We have also noticed that the well noted and more expensive hook manufacturing brands, did not do that much better then the old standard bearer hook manufacturers from years ago such as Mustad, Eagle Claw and over the last few years, OE TACKLE (which is essentially a hybrid copied hook of some other brand, pumped out in some overseas factory).
What did make a difference was in having the right size hook on your line, approx. 7/0 based upon the OE TACKLE - Live Bait Tuna Hook.
If you are not sure on the size, simply go into the cabin and see what the galley man/mate on the party boat you are upon, is either selling or giving out. Match the hatch, and then take it from there as far as attempting to go smaller with your hook size (if you brought along your own package of tuna hooks) but if they are using a particular hook size, stick with it.
As an example, you can make yourself a little kit up with different size Live Bait and Circle hooks, and I am not going to get into the debate which is better to use since we already have written about this a number of times previously!

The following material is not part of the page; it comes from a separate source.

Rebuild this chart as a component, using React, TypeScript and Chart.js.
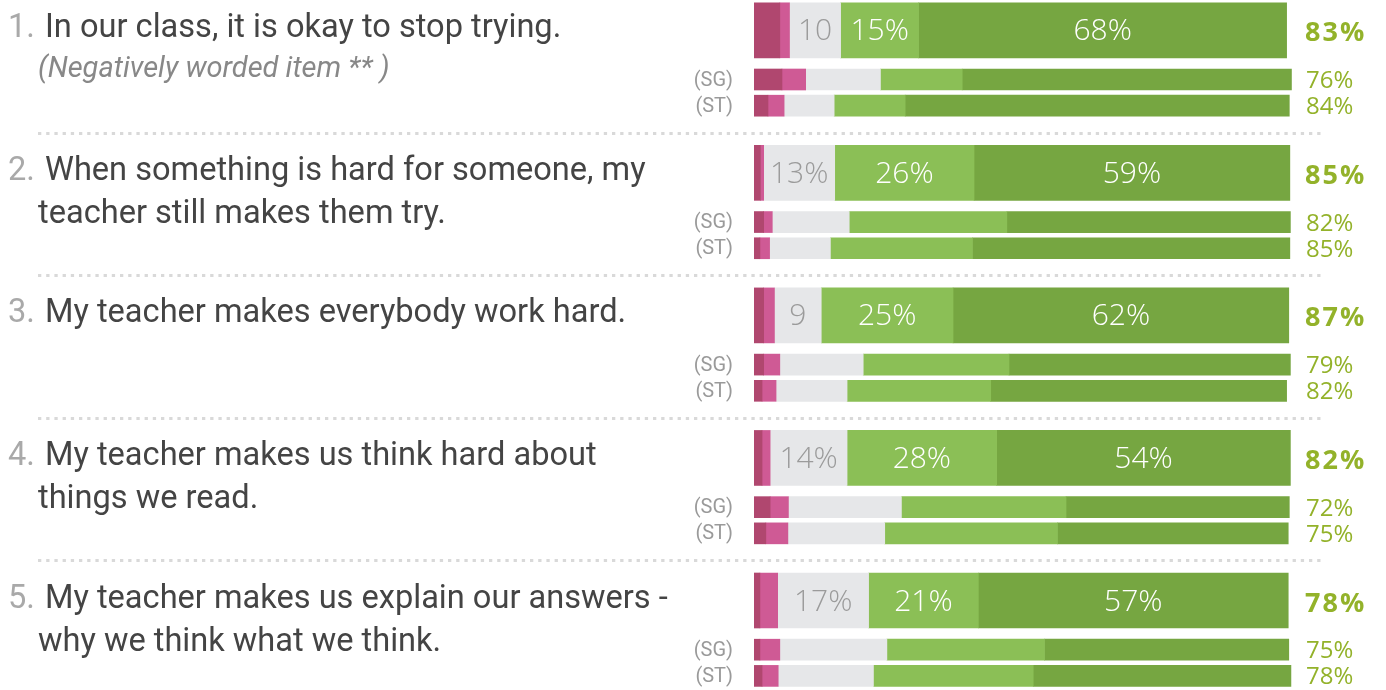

Our preference.......tough bite day, circle hook...at night, stick with the standard Live Bait tuna hook. One point here, once a circle hook sets in a fishes jawline, normally it stays.
WHEN THE BITE IS TOUGH - REALLY TOUGH
Sometimes your on a trip where it is just a dead bite night...nothing is going on except some nuisance from sharks and most of the customers on board are catching up on their sleep in the cabin bunks (yes canyon hotel on the water) thus making for barely a few fishermen at the rail.
Here you can set out two bait fishing outfits at different depths (those rail rod holders now come handy), and with one fishermen I know, having a third in his hands either jigging or sending another bait out!
Does it make a difference?
Depends on who you ask, but for sure, it does keep those fishermen who are up, busy during the night, thus in the game in increasing their chances of getting a hookup from something which we have seen at times can be a nice big eye or swordfish.
Since many have brought along a few pounds of jigs for tuna fishing, if you are sticking with jigging, then USE THEM!
During those lulls, slow bite or even dud of a fishing day, have a lineup of jigs at the ready, that includes using other then the GO-TO jigs listed above.
Change weights....change colors...change designs....change depths....and most of all, work the jig for between 10 -15 minutes, and switch out and rotate to another jig.
If you see one style and as much color of the jig working, even on those tough trips, try to dig up one similar to the jig that has put a few fish on the boat for that trip.
Once again, thanks to those captains and fishermen who passed their knowledge, info and pictures along. Paying attention to these details is what makes the difference as we keep harping upon here.